Another way that the Kings paid tribute to their summers at sea is through the decor. The couple worked closely together on all elements of interior design, and they have successfully blended visual elements of traditional nautical decor with tasteful nods to the beachfront landscape (like bathroom tiles inspired by beach stones and floorboards stained a soft gray to evoke driftwood). They keep the space fresh by sticking to a limited palette (bright white and soft gray-blue) and choosing to emphasize the functional aspects of a ship instead of the decorative. In the kitchen, cabinets close with latches, and the refrigerator has been outfitted with boat cleats instead of standard handles. Blue and white quilts adorn the beds, and the walls of the stairway are covered in white-painted, random-width nickel-gap wood. Another example of their attention to detail can be found in the couple’s upstairs bedroom, where Lisa designed a square stained-glass window with a blue-tinted compass rose. “I couldn’t find anything I liked,” she says. “Every single piece of stained glass I saw was too beachy, with waves and birds. That’s just not me. I wanted nautical and clean.”

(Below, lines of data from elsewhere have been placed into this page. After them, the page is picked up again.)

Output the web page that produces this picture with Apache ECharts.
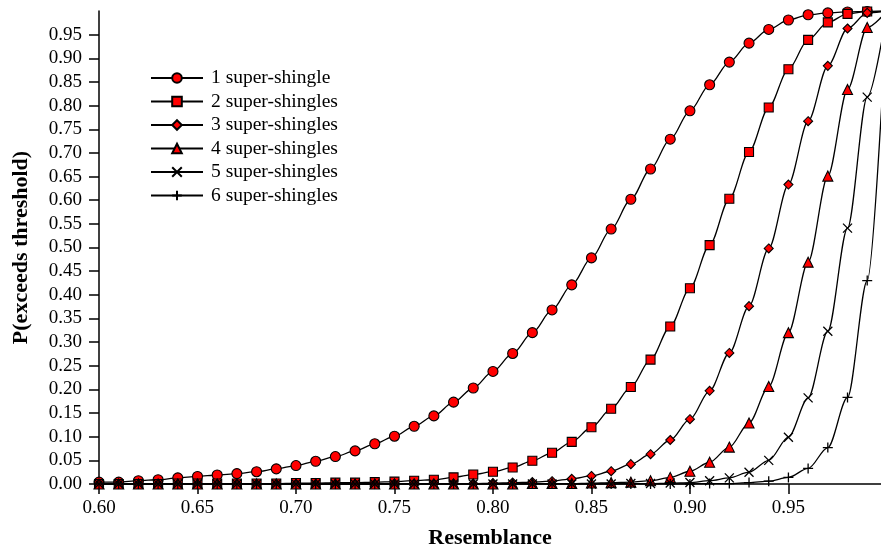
<!DOCTYPE html>
<html>
<head>
<meta charset="UTF-8">
<script src="https://cdnjs.cloudflare.com/ajax/libs/echarts/6.0.0/echarts.min.js"></script>
<style>
  body { margin: 0; background: #fff; }
  #chart { width: 881px; height: 550px; }
</style>
</head>
<body>
<div id="chart"></div>
<script>
// resemblance values (x); the 1.00 point lies just past the visible edge
const resemblance = [0.60, 0.61, 0.62, 0.63, 0.64, 0.65, 0.66, 0.67, 0.68, 0.69,
  0.70, 0.71, 0.72, 0.73, 0.74, 0.75, 0.76, 0.77, 0.78, 0.79,
  0.80, 0.81, 0.82, 0.83, 0.84, 0.85, 0.86, 0.87, 0.88, 0.89,
  0.90, 0.91, 0.92, 0.93, 0.94, 0.95, 0.96, 0.97, 0.98, 0.99, 1.00];

const seriesNames = ['1 super-shingle', '2 super-shingles', '3 super-shingles',
  '4 super-shingles', '5 super-shingles', '6 super-shingles'];

const oneShingle = [0.004, 0.004, 0.007, 0.009, 0.013, 0.016, 0.019, 0.022, 0.026, 0.032,
  0.039, 0.048, 0.058, 0.070, 0.085, 0.101, 0.122, 0.144, 0.173, 0.203,
  0.238, 0.276, 0.320, 0.368, 0.421, 0.478, 0.539, 0.602, 0.666, 0.729,
  0.789, 0.844, 0.892, 0.932, 0.961, 0.981, 0.992, 0.996, 0.998, 0.999, 1.0];

const twoShingles = [0, 0, 0, 0, 0.001, 0.001, 0.001, 0.001, 0.001, 0.001,
  0.002, 0.002, 0.003, 0.003, 0.004, 0.005, 0.007, 0.009, 0.014, 0.020,
  0.026, 0.035, 0.049, 0.066, 0.089, 0.120, 0.159, 0.205, 0.263, 0.333,
  0.414, 0.505, 0.603, 0.702, 0.796, 0.877, 0.939, 0.976, 0.994, 0.999, 1.0];

const threeShingles = [0, 0, 0, 0, 0, 0, 0, 0, 0, 0,
  0, 0, 0, 0, 0, 0.001, 0.001, 0.001, 0.001, 0.001,
  0.002, 0.003, 0.004, 0.006, 0.011, 0.017, 0.027, 0.042, 0.063, 0.093,
  0.137, 0.197, 0.277, 0.376, 0.498, 0.633, 0.767, 0.884, 0.963, 0.996, 1.0];

const fourShingles = [0, 0, 0, 0, 0, 0, 0, 0, 0, 0,
  0, 0, 0, 0, 0, 0, 0, 0, 0, 0,
  0, 0, 0.001, 0.001, 0.001, 0.002, 0.003, 0.004, 0.007, 0.014,
  0.027, 0.046, 0.078, 0.129, 0.206, 0.320, 0.469, 0.651, 0.834, 0.965, 1.0];

const fiveShingles = [0, 0, 0, 0, 0, 0, 0, 0, 0, 0,
  0, 0, 0, 0, 0, 0, 0, 0, 0, 0,
  0, 0, 0, 0, 0, 0, 0, 0.001, 0.001, 0.002,
  0.003, 0.007, 0.013, 0.025, 0.050, 0.099, 0.182, 0.323, 0.541, 0.818, 1.0];

const sixShingles = [0, 0, 0, 0, 0, 0, 0, 0, 0, 0,
  0, 0, 0, 0, 0, 0, 0, 0, 0, 0,
  0, 0, 0, 0, 0, 0, 0, 0, 0, 0,
  0, 0.001, 0.001, 0.003, 0.006, 0.014, 0.033, 0.077, 0.183, 0.430, 1.0];

const xTicks = [0.60, 0.65, 0.70, 0.75, 0.80, 0.85, 0.90, 0.95];
const yTicks = [0, 0.05, 0.10, 0.15, 0.20, 0.25, 0.30, 0.35, 0.40, 0.45,
  0.50, 0.55, 0.60, 0.65, 0.70, 0.75, 0.80, 0.85, 0.90, 0.95];

const FONT = 'Liberation Serif';
const crossPath = 'path://M0,0L10,10M10,0L0,10';
const plusPath = 'path://M5,0L5,10M0,5L10,5';

const symbols = [
  { symbol: 'circle', size: 10, fill: '#ff0000' },
  { symbol: 'rect', size: 9, fill: '#ff0000' },
  { symbol: 'diamond', size: 9, fill: '#ff0000' },
  { symbol: 'triangle', size: 10, fill: '#ff0000' },
  { symbol: crossPath, size: 9, fill: '#000' },
  { symbol: plusPath, size: 10, fill: '#000' }
];
const allValues = [oneShingle, twoShingles, threeShingles, fourShingles, fiveShingles, sixShingles];

const series = allValues.map((vals, k) => ({
  name: seriesNames[k],
  type: 'line',
  symbol: symbols[k].symbol,
  symbolSize: symbols[k].size,
  showAllSymbol: true,
  smooth: 0.3,
  smoothMonotone: 'x',
  clip: true,
  lineStyle: { color: '#000', width: 1.3 },
  itemStyle: { color: symbols[k].fill, borderColor: '#000', borderWidth: k >= 4 ? 1.3 : 1.1 },
  emphasis: { disabled: true },
  data: vals.map((v, i) => {
    const item = { value: [resemblance[i], v] };
    if (resemblance[i] >= 1) item.symbol = 'none';
    return item;
  })
}));

const chart = echarts.init(document.getElementById('chart'));
chart.setOption({
  animation: false,
  grid: { left: 99, right: 0, top: 11, bottom: 66, outerBoundsMode: 'none', containLabel: false },
  legend: {
    orient: 'vertical',
    left: 145,
    top: 63,
    itemWidth: 52,
    itemHeight: 12,
    itemGap: 3.5,
    data: seriesNames,
    textStyle: { fontFamily: FONT, fontSize: 19.5, lineHeight: 20, color: '#000', padding: [0, 0, 0, 3] }
  },
  xAxis: {
    type: 'value',
    min: 0.6,
    max: 0.997,
    name: 'Resemblance',
    nameLocation: 'middle',
    nameGap: 43,
    nameTextStyle: { fontFamily: FONT, fontSize: 22, fontWeight: 'bold', color: '#000' },
    axisLine: { lineStyle: { color: '#000', width: 1.5 } },
    axisTick: { length: 10, customValues: xTicks, lineStyle: { color: '#000', width: 1.5 } },
    axisLabel: {
      fontFamily: FONT, fontSize: 19, color: '#000', margin: 15,
      customValues: xTicks,
      formatter: v => v.toFixed(2)
    },
    splitLine: { show: false }
  },
  yAxis: {
    type: 'value',
    min: 0,
    max: 1,
    interval: 0.05,
    name: 'P(exceeds threshold)',
    nameLocation: 'middle',
    nameGap: 67,
    nameTextStyle: { fontFamily: FONT, fontSize: 22, fontWeight: 'bold', color: '#000' },
    axisLine: { show: true, lineStyle: { color: '#000', width: 1.5 } },
    axisTick: { show: true, length: 10, customValues: yTicks, lineStyle: { color: '#000', width: 1.5 } },
    axisLabel: {
      fontFamily: FONT, fontSize: 19, color: '#000', margin: 17,
      customValues: yTicks,
      formatter: v => v.toFixed(2)
    },
    splitLine: { show: false }
  },
  series: series
});
</script>
</body>
</html>
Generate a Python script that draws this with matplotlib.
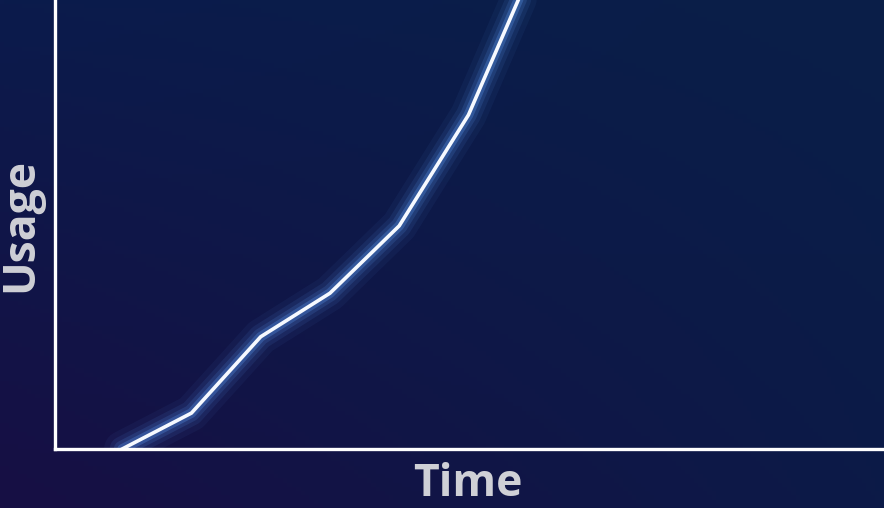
import matplotlib.pyplot as plt
import numpy as np

# usage curve sampled at regular time steps
time = [1, 2, 3, 4, 5, 6, 7]
usage = [0, 8, 25, 34.7, 49.7, 74.4, 110]

W, H = 884, 508
fig = plt.figure(figsize=(W / 100, H / 100), dpi=100)

# background gradient: navy, shading to purple in the lower left
bg = fig.add_axes([0, 0, 1, 1])
tl = np.array([0x0b, 0x1b, 0x4c]) / 255
tr = np.array([0x0a, 0x1f, 0x48]) / 255
bl = np.array([0x17, 0x0f, 0x44]) / 255
br = np.array([0x0c, 0x1a, 0x48]) / 255
u = np.linspace(0, 1, 200)[None, :, None]
v = np.linspace(0, 1, 120)[:, None, None]
img = (1 - v) * ((1 - u) * tl + u * tr) + v * ((1 - u) * bl + u * br)
bg.imshow(img, aspect='auto', extent=[0, 1, 0, 1], origin='upper')
bg.set_axis_off()

ax = fig.add_axes([55 / W, 59 / H, 1 - 55 / W, 1 - 59 / H])
ax.patch.set_alpha(0)

# soft glow under the line
for lw, a in [(26, 0.06), (18, 0.10), (12, 0.16), (7, 0.30)]:
    ax.plot(time, usage, color='#5a96ee', lw=lw, alpha=a,
            solid_capstyle='round', solid_joinstyle='round')
ax.plot(time, usage, color='#f6f9ff', lw=2.6, solid_joinstyle='round')

ax.set_xlim(0.03, 12)
ax.set_ylim(0, 100)
for s in ['top', 'right']:
    ax.spines[s].set_visible(False)
for s in ['left', 'bottom']:
    ax.spines[s].set_color('white')
    ax.spines[s].set_linewidth(2.4)
ax.set_xticks([])
ax.set_yticks([])

fig.text(468 / W, 1 - 485 / H, 'Time', ha='center', va='center',
         fontsize=32, fontweight='bold', family=['Open Sans', 'DejaVu Sans'],
         color='#cfd0d6')
fig.text(21 / W, 1 - 225 / H, 'Usage', ha='center', va='center', rotation=90,
         fontsize=32, fontweight='bold', family=['Open Sans', 'DejaVu Sans'],
         color='#cfd0d6')

fig.savefig('out.png', dpi=100)
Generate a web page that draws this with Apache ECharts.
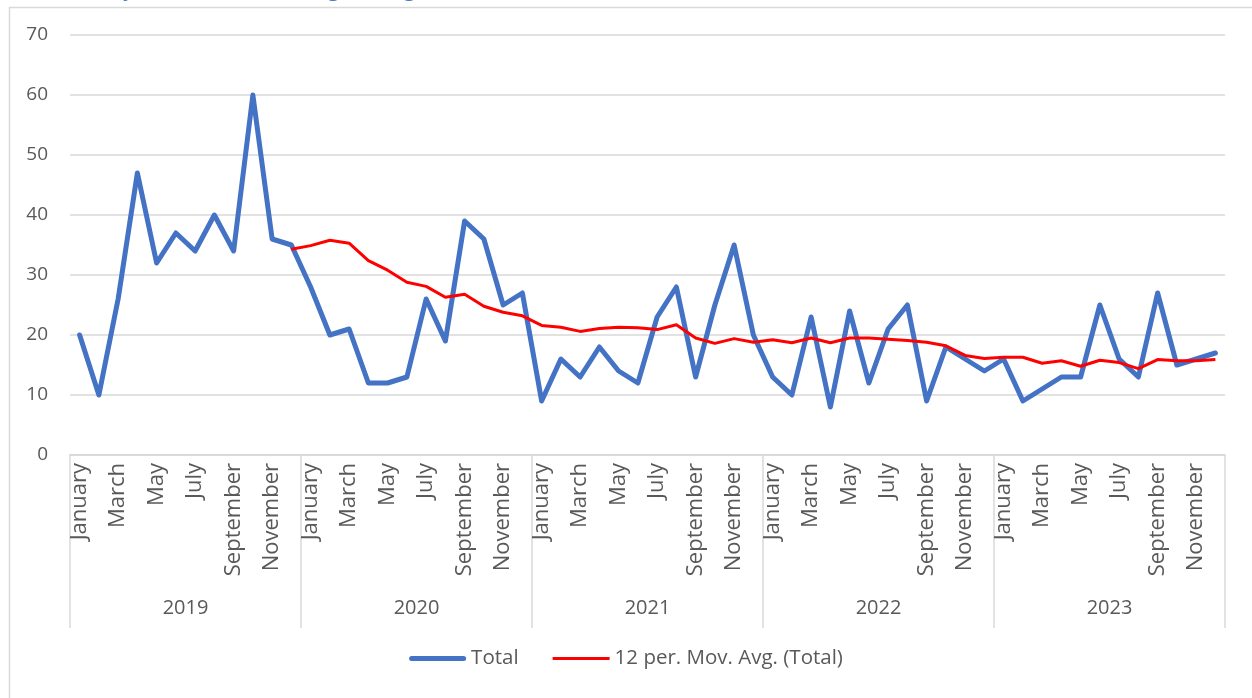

The exterior of the house shows a similar restraint, from the black window trim to the light gray cedar shingles. Peterson was able to add a 200-square-foot deck, which helps increase the overall usable space for the home. However, Chris didn’t want to ruin the views of the water with a thick wood railing. “I wanted something that would blend right into the background,” he says. Fortunately, Trudo had a solution: he found a product called RailEasy Nautilus, which is composed of a system of stainless-steel cables and handrails that connect to white vinyl posts. “The cables reminded me right away of the boat,” says Chris. Adds Trudo, “And they don’t detract from the view at all.”

The family uses the deck constantly in the summer. It’s where they hold game nights, and it’s where the couple’s 11-year-old daughter, Madison, practices her tap dance routine. (“Who taps with that view?” her mother says, shaking her head at the beauty of Goose Rocks.) The deck helps the house feel much larger than it is, Lisa says, as do the many large windows with minimal muntins. Despite the fact that they started with a smaller lot size, the thought-out layout has paid off. Neither too big nor too small, the home comfortably fits the whole family—and more. “Now that we’re in it, we love it,” says Lisa. “It’s just right.”